Recommended libraries
- I2Cdev + MPU6050 by Jeff Rowberg
- Actively maintained
- Widely tested
First test goals
- Read raw accelerometer data
- Confirm live motion response
Typical serial output
| Axis | Value |
|---|---|
| Accel X | -16384 to +16384 |
| Accel Y | Varies with tilt |
| Accel Z | ~+16384 at rest |
If numbers change when you move the sensor, you’re winning.
7. Understanding MPU6050 Data (So It Actually Makes Sense)

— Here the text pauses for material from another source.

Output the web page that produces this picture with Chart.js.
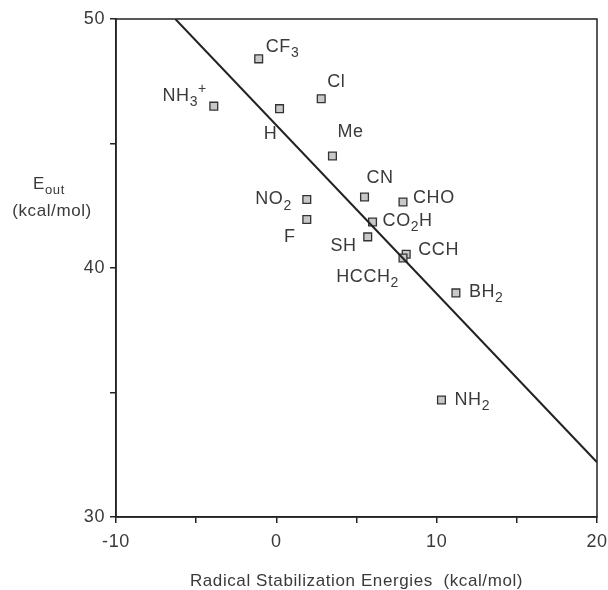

Raw numbers mean nothing without context.
Accelerometer scaling
| Range | LSB per g |
|---|---|
| ±2g | 16384 |
| ±4g | 8192 |
| ±8g | 4096 |
| ±16g | 2048 |
Gyroscope scaling
| Range | LSB per °/s |
|---|---|
| ±250 | 131 |
| ±500 | 65.5 |
| ±1000 | 32.8 |
| ±2000 | 16.4 |
Common beginner mistakes
- Forgetting to divide by scale factor
- Mixing axes orientation
- Ignoring sensor offsets
Raw data is honest—but brutally literal.
8. Calibration, Accuracy, and Long-Term Stability
Calibration is not optional. It’s survival.
Why calibration matters
- Gyros drift over time
- Accelerometers have bias
- Temperature changes everything
Static vs dynamic calibration
| Method | When to use |
|---|---|
| Static | Initial setup |
| Dynamic | High-precision motion |
Most libraries handle offsets automatically—but only after you run calibration routines.
Final advice
- Calibrate on a stable surface
- Re-calibrate if mounting changes
- Store offsets in EEPROM
“Accuracy builds credibility.”
Final Thoughts
The MPU6050 is not fragile.
But it demands respect.
Correct power. Correct wiring. Verified I²C. Clean data.
Do those four things—and it will reward you with reliable motion tracking for years.
If you want to go further next:
- Enable the DMP
- Use interrupts
- Add sensor fusion
But everything starts here—with a solid connection.